━━━━━ AVAILABLE RECORDS ━━━━━

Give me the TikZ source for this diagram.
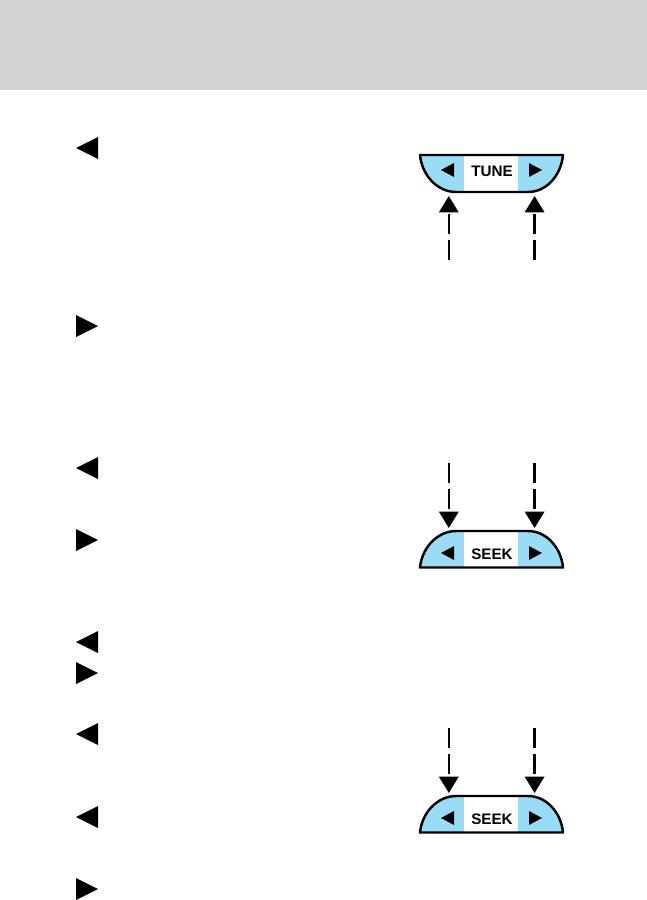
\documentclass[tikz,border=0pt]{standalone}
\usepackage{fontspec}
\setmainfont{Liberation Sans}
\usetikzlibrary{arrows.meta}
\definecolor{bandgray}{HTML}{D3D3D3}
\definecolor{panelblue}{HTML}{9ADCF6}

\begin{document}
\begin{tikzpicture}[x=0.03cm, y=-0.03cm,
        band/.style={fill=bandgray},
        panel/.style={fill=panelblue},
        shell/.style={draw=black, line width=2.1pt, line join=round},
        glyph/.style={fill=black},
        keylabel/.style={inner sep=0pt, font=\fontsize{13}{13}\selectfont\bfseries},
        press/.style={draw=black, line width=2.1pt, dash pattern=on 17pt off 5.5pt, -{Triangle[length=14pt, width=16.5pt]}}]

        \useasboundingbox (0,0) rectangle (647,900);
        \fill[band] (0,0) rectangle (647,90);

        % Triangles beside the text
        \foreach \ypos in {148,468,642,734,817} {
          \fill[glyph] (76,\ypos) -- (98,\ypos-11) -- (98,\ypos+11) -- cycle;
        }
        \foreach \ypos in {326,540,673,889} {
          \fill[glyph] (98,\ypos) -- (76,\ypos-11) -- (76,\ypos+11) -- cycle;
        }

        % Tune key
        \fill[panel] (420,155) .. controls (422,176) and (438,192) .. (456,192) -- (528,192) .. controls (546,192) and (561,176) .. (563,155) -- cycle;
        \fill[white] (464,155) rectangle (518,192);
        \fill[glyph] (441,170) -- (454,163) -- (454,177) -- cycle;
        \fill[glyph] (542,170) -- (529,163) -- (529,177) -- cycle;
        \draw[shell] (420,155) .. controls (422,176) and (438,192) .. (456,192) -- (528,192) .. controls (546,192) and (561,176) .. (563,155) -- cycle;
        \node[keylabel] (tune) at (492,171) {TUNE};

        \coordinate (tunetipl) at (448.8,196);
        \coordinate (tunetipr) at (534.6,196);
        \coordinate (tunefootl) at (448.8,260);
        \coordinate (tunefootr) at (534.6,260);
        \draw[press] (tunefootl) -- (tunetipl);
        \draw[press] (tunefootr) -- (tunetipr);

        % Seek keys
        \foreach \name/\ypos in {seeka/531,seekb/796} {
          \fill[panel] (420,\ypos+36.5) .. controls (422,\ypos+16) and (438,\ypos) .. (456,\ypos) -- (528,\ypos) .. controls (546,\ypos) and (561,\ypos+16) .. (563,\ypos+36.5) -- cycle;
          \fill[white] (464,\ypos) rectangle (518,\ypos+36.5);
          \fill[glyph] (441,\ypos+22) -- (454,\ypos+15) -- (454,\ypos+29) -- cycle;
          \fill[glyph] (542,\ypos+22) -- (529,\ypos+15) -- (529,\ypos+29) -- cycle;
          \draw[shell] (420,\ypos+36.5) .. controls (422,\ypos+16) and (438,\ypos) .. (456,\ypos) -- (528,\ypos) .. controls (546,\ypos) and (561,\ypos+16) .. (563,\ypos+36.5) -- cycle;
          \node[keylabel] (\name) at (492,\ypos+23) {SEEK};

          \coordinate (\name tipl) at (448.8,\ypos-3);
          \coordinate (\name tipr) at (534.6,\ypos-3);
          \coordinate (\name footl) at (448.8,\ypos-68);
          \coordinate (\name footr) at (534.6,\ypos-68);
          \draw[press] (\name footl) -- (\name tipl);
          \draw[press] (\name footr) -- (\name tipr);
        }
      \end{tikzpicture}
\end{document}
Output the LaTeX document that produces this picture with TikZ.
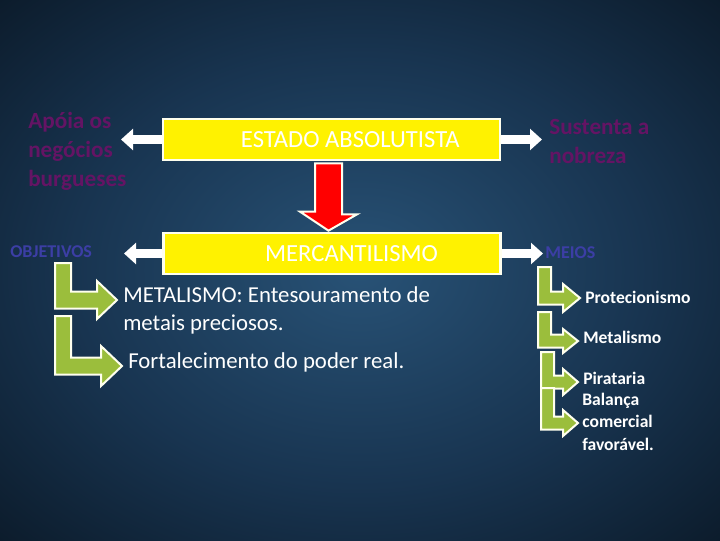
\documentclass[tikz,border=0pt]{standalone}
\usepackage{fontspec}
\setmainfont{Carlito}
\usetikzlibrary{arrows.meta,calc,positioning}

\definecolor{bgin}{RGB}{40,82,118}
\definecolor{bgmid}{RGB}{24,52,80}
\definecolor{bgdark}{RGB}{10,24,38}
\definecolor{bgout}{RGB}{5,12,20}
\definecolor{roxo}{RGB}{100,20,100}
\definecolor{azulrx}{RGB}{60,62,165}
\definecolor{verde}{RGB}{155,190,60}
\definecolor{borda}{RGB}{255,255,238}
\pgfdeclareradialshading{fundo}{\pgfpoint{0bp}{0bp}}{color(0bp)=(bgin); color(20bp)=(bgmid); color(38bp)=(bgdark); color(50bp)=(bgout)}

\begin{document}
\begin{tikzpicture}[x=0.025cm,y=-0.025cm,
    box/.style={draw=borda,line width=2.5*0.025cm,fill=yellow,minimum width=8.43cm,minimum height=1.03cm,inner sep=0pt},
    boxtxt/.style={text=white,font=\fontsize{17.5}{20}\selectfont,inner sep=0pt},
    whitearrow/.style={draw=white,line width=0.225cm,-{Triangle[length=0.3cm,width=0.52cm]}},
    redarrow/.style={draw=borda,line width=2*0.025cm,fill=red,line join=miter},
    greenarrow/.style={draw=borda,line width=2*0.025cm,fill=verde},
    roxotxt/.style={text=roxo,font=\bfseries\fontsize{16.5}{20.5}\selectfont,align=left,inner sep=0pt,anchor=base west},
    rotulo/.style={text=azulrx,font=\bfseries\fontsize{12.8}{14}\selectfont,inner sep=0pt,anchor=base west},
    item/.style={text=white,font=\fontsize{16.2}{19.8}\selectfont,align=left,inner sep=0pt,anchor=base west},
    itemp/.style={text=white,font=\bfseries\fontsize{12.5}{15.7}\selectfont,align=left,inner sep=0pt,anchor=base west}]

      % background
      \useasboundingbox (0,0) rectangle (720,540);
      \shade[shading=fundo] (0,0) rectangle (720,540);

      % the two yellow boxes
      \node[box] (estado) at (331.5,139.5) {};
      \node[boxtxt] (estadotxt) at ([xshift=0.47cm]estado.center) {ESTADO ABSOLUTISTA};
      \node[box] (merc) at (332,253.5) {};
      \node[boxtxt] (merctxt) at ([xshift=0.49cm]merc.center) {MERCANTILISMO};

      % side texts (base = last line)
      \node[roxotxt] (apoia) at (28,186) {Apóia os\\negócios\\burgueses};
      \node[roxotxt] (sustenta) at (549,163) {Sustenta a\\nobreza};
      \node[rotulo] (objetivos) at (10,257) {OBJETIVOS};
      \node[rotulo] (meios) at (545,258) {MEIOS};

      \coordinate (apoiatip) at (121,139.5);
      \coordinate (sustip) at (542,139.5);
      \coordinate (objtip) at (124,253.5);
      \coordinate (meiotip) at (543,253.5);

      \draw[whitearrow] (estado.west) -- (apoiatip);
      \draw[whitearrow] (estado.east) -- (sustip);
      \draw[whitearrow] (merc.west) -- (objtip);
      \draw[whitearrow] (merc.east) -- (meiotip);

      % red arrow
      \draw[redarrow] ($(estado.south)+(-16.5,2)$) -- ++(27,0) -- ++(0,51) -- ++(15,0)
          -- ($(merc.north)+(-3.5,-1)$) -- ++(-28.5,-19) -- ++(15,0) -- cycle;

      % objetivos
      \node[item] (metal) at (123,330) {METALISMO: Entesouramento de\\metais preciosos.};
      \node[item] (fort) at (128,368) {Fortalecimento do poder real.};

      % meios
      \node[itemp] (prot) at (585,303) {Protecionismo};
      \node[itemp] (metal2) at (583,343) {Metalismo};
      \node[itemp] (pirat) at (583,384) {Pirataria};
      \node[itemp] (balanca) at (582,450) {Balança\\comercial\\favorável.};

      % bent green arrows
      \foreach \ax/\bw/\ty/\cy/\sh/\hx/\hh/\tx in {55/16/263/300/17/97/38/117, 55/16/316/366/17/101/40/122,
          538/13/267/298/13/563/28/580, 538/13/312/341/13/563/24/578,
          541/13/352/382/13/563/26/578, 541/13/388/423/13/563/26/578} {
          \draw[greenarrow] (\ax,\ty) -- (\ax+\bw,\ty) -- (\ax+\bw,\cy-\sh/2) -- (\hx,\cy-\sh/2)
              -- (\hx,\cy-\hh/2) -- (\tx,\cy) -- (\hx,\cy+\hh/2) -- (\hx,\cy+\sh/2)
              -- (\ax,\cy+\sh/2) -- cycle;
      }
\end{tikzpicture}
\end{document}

━━━━━

EXERCISE » Copy all the lines above that hold the string "this".

OUTPUT BELOW »
Give me the TikZ source for this diagram.
Output the LaTeX document that produces this picture with TikZ.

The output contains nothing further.